» **What is expected**
Pictures are not part of the copy. Retype the lines from the first one through the line that contains "import numpy as np".

» **Data segment**

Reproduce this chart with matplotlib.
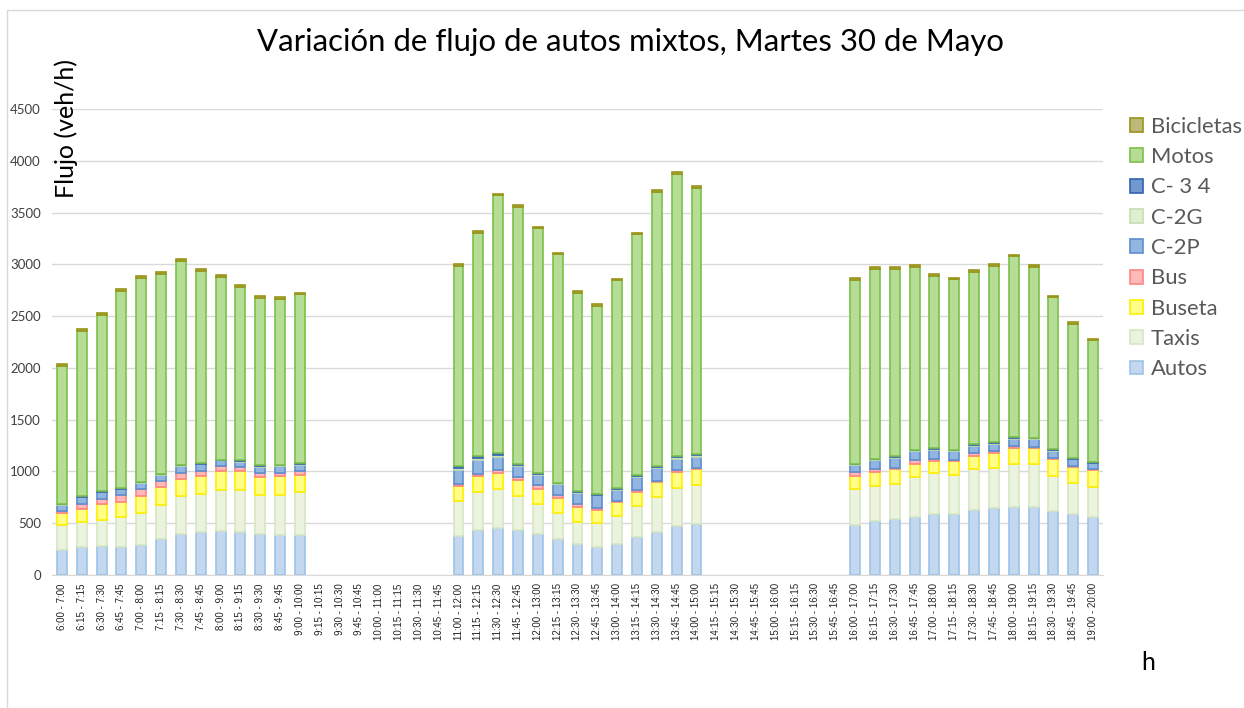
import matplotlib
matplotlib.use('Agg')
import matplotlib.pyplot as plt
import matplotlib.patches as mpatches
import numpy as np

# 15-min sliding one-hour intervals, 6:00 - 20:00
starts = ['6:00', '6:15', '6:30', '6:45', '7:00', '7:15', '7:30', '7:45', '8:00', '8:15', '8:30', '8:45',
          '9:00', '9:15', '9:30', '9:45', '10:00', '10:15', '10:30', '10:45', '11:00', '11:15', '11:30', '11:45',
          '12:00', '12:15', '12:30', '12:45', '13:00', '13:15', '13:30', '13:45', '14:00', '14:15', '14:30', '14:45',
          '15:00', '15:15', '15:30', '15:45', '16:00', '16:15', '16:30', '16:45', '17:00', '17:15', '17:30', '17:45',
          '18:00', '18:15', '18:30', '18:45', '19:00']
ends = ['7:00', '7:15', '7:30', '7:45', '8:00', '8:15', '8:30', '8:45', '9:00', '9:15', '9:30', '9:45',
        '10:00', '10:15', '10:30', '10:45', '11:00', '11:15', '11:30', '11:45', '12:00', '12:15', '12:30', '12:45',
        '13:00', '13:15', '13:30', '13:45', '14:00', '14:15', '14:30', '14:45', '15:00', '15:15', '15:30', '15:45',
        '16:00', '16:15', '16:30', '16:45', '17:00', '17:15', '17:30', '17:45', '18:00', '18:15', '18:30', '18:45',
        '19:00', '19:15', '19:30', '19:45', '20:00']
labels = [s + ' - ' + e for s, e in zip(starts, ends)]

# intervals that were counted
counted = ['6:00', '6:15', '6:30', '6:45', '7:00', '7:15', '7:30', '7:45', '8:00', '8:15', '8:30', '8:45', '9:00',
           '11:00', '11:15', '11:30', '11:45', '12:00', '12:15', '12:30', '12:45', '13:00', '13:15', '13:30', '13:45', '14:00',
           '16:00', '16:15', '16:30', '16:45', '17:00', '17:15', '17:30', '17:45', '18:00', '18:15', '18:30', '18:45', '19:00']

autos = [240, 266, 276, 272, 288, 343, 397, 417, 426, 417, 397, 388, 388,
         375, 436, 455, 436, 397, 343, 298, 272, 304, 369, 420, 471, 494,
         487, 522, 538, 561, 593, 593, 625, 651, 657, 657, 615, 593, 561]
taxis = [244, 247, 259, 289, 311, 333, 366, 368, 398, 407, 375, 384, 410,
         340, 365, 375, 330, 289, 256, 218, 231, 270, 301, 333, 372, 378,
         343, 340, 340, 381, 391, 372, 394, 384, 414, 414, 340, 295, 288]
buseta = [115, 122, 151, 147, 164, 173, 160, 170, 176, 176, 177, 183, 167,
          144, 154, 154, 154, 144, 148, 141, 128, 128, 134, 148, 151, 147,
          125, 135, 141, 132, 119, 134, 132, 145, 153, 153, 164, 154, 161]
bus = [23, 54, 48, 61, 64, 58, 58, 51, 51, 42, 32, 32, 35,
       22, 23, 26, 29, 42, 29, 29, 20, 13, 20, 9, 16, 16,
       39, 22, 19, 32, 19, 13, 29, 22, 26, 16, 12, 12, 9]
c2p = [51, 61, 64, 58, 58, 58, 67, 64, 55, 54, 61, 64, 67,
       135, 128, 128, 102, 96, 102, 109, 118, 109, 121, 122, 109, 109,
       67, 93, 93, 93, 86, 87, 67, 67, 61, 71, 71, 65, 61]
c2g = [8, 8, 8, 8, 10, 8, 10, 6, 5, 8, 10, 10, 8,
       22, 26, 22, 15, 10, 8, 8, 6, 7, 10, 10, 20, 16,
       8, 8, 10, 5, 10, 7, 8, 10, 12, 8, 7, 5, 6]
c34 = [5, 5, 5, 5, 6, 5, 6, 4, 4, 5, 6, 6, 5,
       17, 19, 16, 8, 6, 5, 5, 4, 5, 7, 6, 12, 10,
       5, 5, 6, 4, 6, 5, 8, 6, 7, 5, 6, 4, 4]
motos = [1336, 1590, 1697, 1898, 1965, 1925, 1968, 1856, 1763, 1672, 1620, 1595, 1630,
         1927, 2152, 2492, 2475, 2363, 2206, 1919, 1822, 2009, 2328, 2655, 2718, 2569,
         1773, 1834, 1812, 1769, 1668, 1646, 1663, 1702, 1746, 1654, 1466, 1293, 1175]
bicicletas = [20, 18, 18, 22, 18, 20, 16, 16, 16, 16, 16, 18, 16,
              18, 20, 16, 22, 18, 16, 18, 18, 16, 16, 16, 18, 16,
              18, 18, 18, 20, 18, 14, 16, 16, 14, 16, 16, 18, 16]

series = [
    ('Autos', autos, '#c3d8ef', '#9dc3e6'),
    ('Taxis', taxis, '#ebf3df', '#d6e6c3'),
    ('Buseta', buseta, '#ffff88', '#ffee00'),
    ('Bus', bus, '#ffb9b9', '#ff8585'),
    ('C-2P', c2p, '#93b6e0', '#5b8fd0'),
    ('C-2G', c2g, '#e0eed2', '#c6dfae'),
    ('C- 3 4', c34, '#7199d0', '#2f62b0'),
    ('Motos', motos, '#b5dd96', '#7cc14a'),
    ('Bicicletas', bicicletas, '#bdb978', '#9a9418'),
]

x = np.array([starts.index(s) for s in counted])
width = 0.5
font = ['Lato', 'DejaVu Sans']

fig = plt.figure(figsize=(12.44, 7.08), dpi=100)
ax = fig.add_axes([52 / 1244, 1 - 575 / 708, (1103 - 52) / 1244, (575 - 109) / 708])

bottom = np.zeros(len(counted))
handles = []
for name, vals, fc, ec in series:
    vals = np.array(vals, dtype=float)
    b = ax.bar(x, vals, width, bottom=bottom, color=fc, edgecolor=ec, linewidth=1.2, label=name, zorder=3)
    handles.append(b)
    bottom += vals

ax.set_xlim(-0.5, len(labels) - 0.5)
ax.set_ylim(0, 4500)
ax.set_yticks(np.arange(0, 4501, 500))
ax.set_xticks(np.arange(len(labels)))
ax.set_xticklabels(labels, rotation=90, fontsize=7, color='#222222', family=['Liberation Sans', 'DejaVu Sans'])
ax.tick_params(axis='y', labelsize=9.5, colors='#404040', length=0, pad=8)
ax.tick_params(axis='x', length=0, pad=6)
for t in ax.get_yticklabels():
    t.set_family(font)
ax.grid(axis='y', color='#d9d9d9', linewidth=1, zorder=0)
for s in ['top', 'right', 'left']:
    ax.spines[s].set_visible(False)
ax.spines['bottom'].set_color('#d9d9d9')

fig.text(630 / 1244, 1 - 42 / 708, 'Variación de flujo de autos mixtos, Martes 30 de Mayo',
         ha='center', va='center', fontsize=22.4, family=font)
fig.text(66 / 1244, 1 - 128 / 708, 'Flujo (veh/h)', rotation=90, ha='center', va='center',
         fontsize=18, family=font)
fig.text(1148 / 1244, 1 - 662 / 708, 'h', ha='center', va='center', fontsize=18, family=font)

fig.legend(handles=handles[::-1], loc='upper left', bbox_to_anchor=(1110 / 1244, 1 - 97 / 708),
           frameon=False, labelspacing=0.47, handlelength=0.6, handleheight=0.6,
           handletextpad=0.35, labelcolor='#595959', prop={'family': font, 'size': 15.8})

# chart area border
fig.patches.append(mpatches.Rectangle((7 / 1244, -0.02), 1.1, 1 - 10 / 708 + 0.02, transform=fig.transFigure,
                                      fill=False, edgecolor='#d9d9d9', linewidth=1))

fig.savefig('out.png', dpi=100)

» **Solved exercise**
Reproduce this chart with matplotlib.
import matplotlib
matplotlib.use('Agg')
import matplotlib.pyplot as plt
import matplotlib.patches as mpatches
import numpy as np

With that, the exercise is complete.